Money from Big Society Capital, the government’s social investment bank, will be finding its way to local authorites through the financial intermediaries that it provides funding to.

Launched last month, Big Society Capital (BSC) is the long-awaited funding project to help kick-start social investing in the UK. It has £600m in its coffers provided from the big four banks and dormant bank accounts.

The fund will invest into the small pool of social investment intermediaries such as Big Issue Invest and Triodos Bank. These intermediaries though, may well fund projects run by local government.

Sean Davies is head of finance for Manchester City Council, which is in the process of putting together its Social Impact Bond. The route into LA projects is circuitous, he explains: “Big Society Capital is a wholesaler of funding as opposed to a direct investor, so they will consider investing into other social investment funds who may invest directly into or alongside a delivery partner who might bid for our SIB,” he explained.

Manchester’s Social Impact Bond, aimed at improving outcomes for adolescents with behavioural problems, was announced in March, shortly after Essex County Council announced it’s SIB. Peterborough was the first council to launch a SIB in 2010.

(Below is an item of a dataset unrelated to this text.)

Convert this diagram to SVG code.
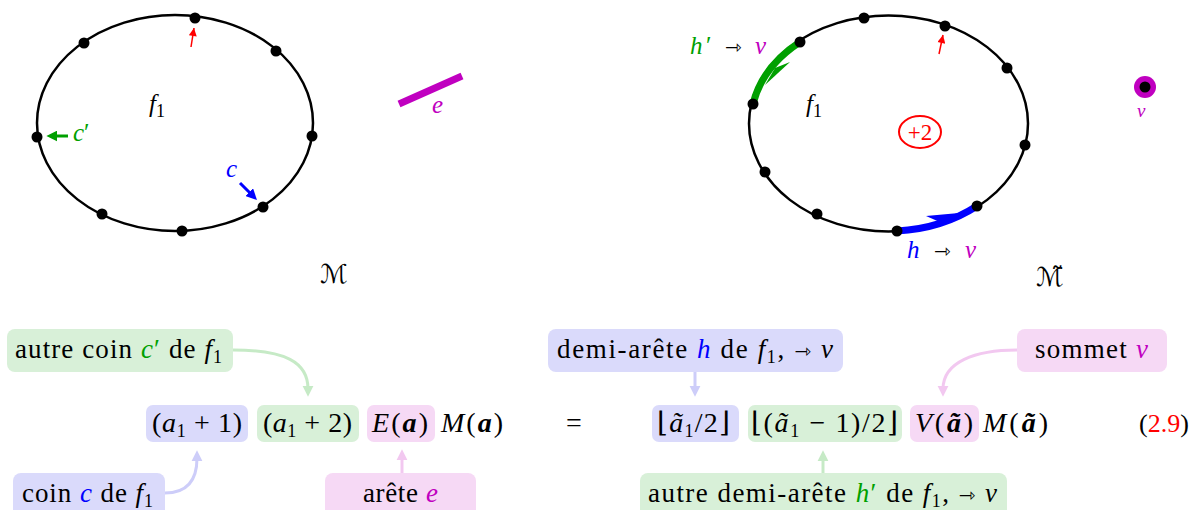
<svg xmlns="http://www.w3.org/2000/svg" width="1194" height="510" viewBox="0 0 1194 510">
<style>
.t{font-family:"Liberation Serif","Times New Roman","DejaVu Serif",serif;font-size:25px;fill:#000}
.l{font-size:27px}
.m{font-size:28px}
.i{font-style:italic}
.b{font-weight:bold;font-style:italic}
.sub{font-size:18px}
.sym{font-family:"DejaVu Sans",sans-serif;font-size:20px}
.cal{font-family:"DejaVu Sans",sans-serif;font-size:26px}
.dot{fill:#000}
.ell{fill:none;stroke:#000;stroke-width:2.5}
.bg{fill:#d8f0d8}.bb{fill:#dadafb}.bp{fill:#f6d9f5}
.cg{fill:#00a000}.cb{fill:#0000ff}.cm{fill:#c000c0}.cr{fill:#ff0000}
.conn{fill:none;stroke-width:3}
</style>
<defs>
<marker id="ah-lg" viewBox="0 0 10 10" refX="3" refY="5" markerWidth="11" markerHeight="12" markerUnits="userSpaceOnUse" orient="auto"><path d="M0,0 L10,5 L0,10 z" fill="#c6eac6"/></marker>
<marker id="ah-lb" viewBox="0 0 10 10" refX="3" refY="5" markerWidth="11" markerHeight="12" markerUnits="userSpaceOnUse" orient="auto"><path d="M0,0 L10,5 L0,10 z" fill="#cdcdf9"/></marker>
<marker id="ah-lp" viewBox="0 0 10 10" refX="3" refY="5" markerWidth="11" markerHeight="12" markerUnits="userSpaceOnUse" orient="auto"><path d="M0,0 L10,5 L0,10 z" fill="#f2c8f0"/></marker>
<marker id="ah-r" viewBox="0 0 10 10" refX="10" refY="5" markerWidth="9" markerHeight="8" markerUnits="userSpaceOnUse" orient="auto"><path d="M0,0 L10,5 L0,10 z" fill="#ff0000"/></marker>
<marker id="ah-g" viewBox="0 0 10 10" refX="4" refY="5" markerWidth="11" markerHeight="11" markerUnits="userSpaceOnUse" orient="auto"><path d="M0,0 L10,5 L0,10 z" fill="#00a000"/></marker>
<marker id="ah-b" viewBox="0 0 10 10" refX="4" refY="5" markerWidth="11" markerHeight="11" markerUnits="userSpaceOnUse" orient="auto"><path d="M0,0 L10,5 L0,10 z" fill="#0000ff"/></marker>
</defs>

<!-- Left map M -->
<g id="face-M">
<ellipse class="ell" cx="175" cy="123" rx="138" ry="108"/>
<circle class="dot" cx="195" cy="18" r="5.5"/>
<circle class="dot" cx="84" cy="43" r="5.5"/>
<circle class="dot" cx="276" cy="51" r="5.5"/>
<circle class="dot" cx="37" cy="137" r="5.5"/>
<circle class="dot" cx="312" cy="136" r="5.5"/>
<circle class="dot" cx="102" cy="214" r="5.5"/>
<circle class="dot" cx="182" cy="231" r="5.5"/>
<circle class="dot" cx="263" cy="207" r="5.5"/>
<text class="t" x="149" y="112"><tspan class="i">f</tspan><tspan class="sub" dy="5">1</tspan></text>
</g>
<g id="label-cprime"><text class="t cg" x="73" y="141"><tspan class="i">c</tspan>′</text></g>
<g id="label-c"><text class="t cb i" x="226" y="177">c</text></g>
<g id="edge-e">
<line x1="399" y1="104" x2="462" y2="76" stroke="#c000c0" stroke-width="7"/>
<text class="t cm i" x="432" y="113">e</text>
</g>
<g id="label-M"><text class="cal" x="320" y="283">ℳ</text></g>

<!-- Right map M~ -->
<g id="face-Mt">
<ellipse class="ell" cx="888.5" cy="123.5" rx="139.5" ry="108"/>
<path d="M800,42 A139.5,108 0 0 0 753,104" fill="none" stroke="#00a000" stroke-width="7"/>
<polygon points="790,62 775,68 765,85" fill="#00a000"/>
<path d="M897,231 A139.5,108 0 0 0 977,206" fill="none" stroke="#0000ff" stroke-width="7"/>
<polygon points="926,216 942,223 959,213" fill="#0000ff"/>
<circle class="dot" cx="864" cy="18" r="5.5"/>
<circle class="dot" cx="945" cy="26" r="5.5"/>
<circle class="dot" cx="800" cy="42" r="5.5"/>
<circle class="dot" cx="1007" cy="68" r="5.5"/>
<circle class="dot" cx="753" cy="104" r="5.5"/>
<circle class="dot" cx="1025" cy="145" r="5.5"/>
<circle class="dot" cx="765" cy="172" r="5.5"/>
<circle class="dot" cx="977" cy="206" r="5.5"/>
<circle class="dot" cx="817" cy="214" r="5.5"/>
<circle class="dot" cx="897" cy="231" r="5.5"/>
<text class="t" x="806" y="112"><tspan class="i">f</tspan><tspan class="sub" dy="5">1</tspan></text>
<ellipse cx="920" cy="132" rx="21" ry="16" fill="none" stroke="#ff0000" stroke-width="2"/>
<text class="t cr" x="920" y="140" text-anchor="middle" style="font-size:23px">+2</text>
</g>
<g id="label-hprime"><text class="t" x="690" y="54" textLength="76"><tspan class="i cg">h</tspan><tspan class="cg">′</tspan> <tspan class="sym">⇾</tspan> <tspan class="i cm">v</tspan></text></g>
<g id="label-h"><text class="t" x="907" y="258" textLength="69"><tspan class="i cb">h</tspan> <tspan class="sym">⇾</tspan> <tspan class="i cm">v</tspan></text></g>
<g id="vertex-v">
<circle cx="1145" cy="87" r="11" fill="#c000c0"/>
<circle cx="1145" cy="87" r="5.5" fill="#000"/>
<text class="t i cm" x="1137" y="117" style="font-size:19px">v</text>
</g>
<g id="label-Mt"><text class="cal" x="1036" y="286">ℳ̃</text></g>

<!-- Connectors -->
<g id="connectors">
<path class="conn" d="M233,350 C285,350 308,362 308,389" stroke="#c6eac6" marker-end="url(#ah-lg)"/>
<path class="conn" d="M165,493 C187,493 197,480 197,458" stroke="#cdcdf9" marker-end="url(#ah-lb)"/>
<path class="conn" d="M402,473 L402,457" stroke="#f2c8f0" marker-end="url(#ah-lp)"/>
<path class="conn" d="M695,372 L695,389" stroke="#cdcdf9" marker-end="url(#ah-lb)"/>
<path class="conn" d="M1017,350 C975,350 943,362 943,389" stroke="#f2c8f0" marker-end="url(#ah-lp)"/>
<path class="conn" d="M823,473 L823,458" stroke="#c6eac6" marker-end="url(#ah-lg)"/>
<path d="M191,47 L194,28" fill="none" stroke="#ff0000" stroke-width="1.5" marker-end="url(#ah-r)"/>
<path d="M939,54 L943,35" fill="none" stroke="#ff0000" stroke-width="1.5" marker-end="url(#ah-r)"/>
<path d="M68,136 L53,136" fill="none" stroke="#00a000" stroke-width="3" marker-end="url(#ah-g)"/>
<path d="M240,183 L252.3,195.3" fill="none" stroke="#0000ff" stroke-width="3" marker-end="url(#ah-b)"/>
</g>

<!-- Bottom formula -->
<g id="note-autre-coin">
<rect class="bg" x="7" y="329" width="226" height="43" rx="8"/>
<text class="t l" x="15" y="358" textLength="207">autre coin <tspan class="i cg">c</tspan><tspan class="cg">′</tspan> de <tspan class="i">f</tspan><tspan class="sub" dy="5">1</tspan></text>
</g>
<g id="note-coin">
<rect class="bb" x="13" y="473" width="152" height="44" rx="8"/>
<text class="t l" x="22" y="502" textLength="131">coin <tspan class="i cb">c</tspan> de <tspan class="i">f</tspan><tspan class="sub" dy="5">1</tspan></text>
</g>
<g id="note-arete">
<rect class="bp" x="325" y="473" width="151" height="44" rx="8"/>
<text class="t l" x="363" y="502" textLength="75">arête <tspan class="i cm">e</tspan></text>
</g>
<g id="term-a1p1">
<rect class="bb" x="146" y="405" width="102" height="37" rx="7"/>
<text class="t m" x="152" y="432" textLength="90">(<tspan class="i">a</tspan><tspan class="sub" dy="5">1</tspan><tspan dy="-5"> + 1)</tspan></text>
</g>
<g id="term-a1p2">
<rect class="bg" x="257" y="405" width="102" height="37" rx="7"/>
<text class="t m" x="263" y="432" textLength="89">(<tspan class="i">a</tspan><tspan class="sub" dy="5">1</tspan><tspan dy="-5"> + 2)</tspan></text>
</g>
<g id="term-Ea">
<rect class="bp" x="367" y="405" width="68" height="37" rx="7"/>
<text class="t m" x="372" y="432" textLength="56"><tspan class="i">E</tspan>(<tspan class="b">a</tspan>)</text>
</g>
<g id="term-Ma"><text class="t m" x="441" y="432" textLength="62"><tspan class="i">M</tspan>(<tspan class="b">a</tspan>)</text></g>
<g id="equals"><text class="t m" x="566" y="432">=</text></g>
<g id="note-demi-arete">
<rect class="bb" x="548" y="329" width="295" height="43" rx="8"/>
<text class="t l" x="557" y="358" textLength="276">demi-arête <tspan class="i cb">h</tspan> de <tspan class="i">f</tspan><tspan class="sub" dy="5">1</tspan><tspan dy="-5">, </tspan><tspan class="sym">⇾</tspan> <tspan class="i">v</tspan></text>
</g>
<g id="note-sommet">
<rect class="bp" x="1017" y="329" width="150" height="43" rx="8"/>
<text class="t l" x="1035" y="358" textLength="113">sommet <tspan class="i cm">v</tspan></text>
</g>
<g id="note-autre-demi">
<rect class="bg" x="640" y="473" width="367" height="44" rx="8"/>
<text class="t l" x="648" y="502" textLength="349">autre demi-arête <tspan class="i cg">h</tspan><tspan class="cg">′</tspan> de <tspan class="i">f</tspan><tspan class="sub" dy="5">1</tspan><tspan dy="-5">, </tspan><tspan class="sym">⇾</tspan> <tspan class="i">v</tspan></text>
</g>
<g id="term-floor1">
<rect class="bb" x="652" y="405" width="87" height="37" rx="7"/>
<text class="t m" x="657" y="432" textLength="73">⌊<tspan class="i">ã</tspan><tspan class="sub" dy="5">1</tspan><tspan dy="-5">/2⌋</tspan></text>
</g>
<g id="term-floor2">
<rect class="bg" x="748" y="405" width="154" height="37" rx="7"/>
<text class="t m" x="751" y="432" textLength="147">⌊(<tspan class="i">ã</tspan><tspan class="sub" dy="5">1</tspan><tspan dy="-5"> − 1)/2⌋</tspan></text>
</g>
<g id="term-Va">
<rect class="bp" x="910" y="405" width="69" height="37" rx="7"/>
<text class="t m" x="915" y="432" textLength="58"><tspan class="i">V</tspan>(<tspan class="b">ã</tspan>)</text>
</g>
<g id="term-Mat"><text class="t m" x="983" y="432" textLength="65"><tspan class="i">M</tspan>(<tspan class="b">ã</tspan>)</text></g>
<g id="eqnum"><text class="t" x="1139" y="432" style="font-size:26px">(<tspan class="cr">2.9</tspan>)</text></g>
</svg>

A number of other councils are trialing the concept of the bond, which works on a payment by results basis. The SIB is also being used as a vehicle by non-council groups. Triodos Bank, for example, is working with a couple of other investors on a Bristol-based SIB to fund job creation for ex-offenders.

Alastair Ballantyne, spokesman for BSC, said: “Local authorities will be a major stakeholder for Big Society Capital’s initiatives as we are investing in funds and financial intermediaries that support social enterprises, including those that need working capital to compete effectively for local authority contracts and those that invest in community assets.”

As a wider aim BSC hopes to encourage confidence in the social investment sector in order to grow it. “Part of what BSC wants to do is grow the market,” said Davies, “and part of how they will do that is by de-risking it for some of the current funds that are in there, for example by investing alongside other partners.”